You get a choice of two in most instances. The person with the most votes either wins outright, or gets a run off in some local offices. But in the example of President, its just a plurality of actual voters that usually elect a majority of electors. While I agree with Nader on most of the issues, by the time he rolled around in 2000, I knew what the math was with respect to third parties and spent my money better on a lotto ticket and happily voted for Al Gore as a decent guy who was going to be a lot better than Bush. How much better, I had no idea, but I do now. That and Nader is personally a very unhappy, destructive and narcissistic human being. I think his lack of character disqualifies him from public office, to hell with agreeing on corporatist issues, the guy would be only slightly better than Stalin.
It really disgusts me the way that some people feel that voting for a candidate who has no reasonable chance of winning is WASTING your vote.
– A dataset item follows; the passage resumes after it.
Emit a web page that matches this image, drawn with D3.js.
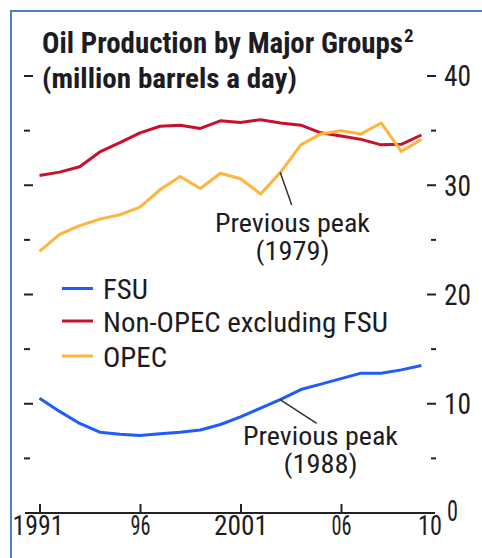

Its quite the opposite, as 3rd party candidates need every vote they can get, for future publicity and funding, and as long as people have an attitude that they’ll only vote for someone who could win (aka a democrat or republican) its gonna STAY a 2 party system.
I personally have not found a 3rd party candidate that I like enough to vote for, but I’m going to stay home before I ever give another vote to a major party. Obama’s great but he’s also a democrat, a party that seeks to lock out smaller parties, so he’s not getting my vote.
Because I find most 3rd party candidates to be assholes. They aren’t running to win, they’re running to prevent someone else from winning. They’re full of anger against Republocrats and preach their coffee shop socialism. But, when it comes time to do something, they’d rather rehash their anti-Starbucks and anti-Wal Mart rhetoric for the 100000000000th time.
As others have pointed out, the American voting system is flawed in its ability to make more than two major parties viable. It is quite effectively throwing your vote away, or just being a spoiler for determining the two major candidates.
I’ll often vote independent or third party in local elections however, where partisanism can take a backseat to actual issues and persons.
Well, speaking as someone who regularly votes for Kinky Friedman for governor of Texas…
Previously my reasons for not considering third party candidates were basically because I knew they didn’t have a snowball’s chance in hell of winning, and I wanted my vote to go to the lesser of two evils. Then one day I literally smacked my head :smack:and said, “D’oh!” If everyone who preferred a third party candidate actually voted for that candidate, perhaps s/he would stand a chance at winning.
It comes down to the facts that (a) I want my vote to count (which it does, no matter who I vote for), and (b) I have to live with myself after the election. I’m having a truly difficult time deciding who to vote for in the presidential election, as none of the candidates I was interested in ended up getting the nominations. But I refuse, any longer, to waste my vote by voting for the lesser of two evils. I mean, when it comes down to it, the lesser of two evils is still evil*, so why would I waste my vote thusly?
*I’m not calling any specific candidate evil. I’m just attempting to illustrate the absurdity of such a vote.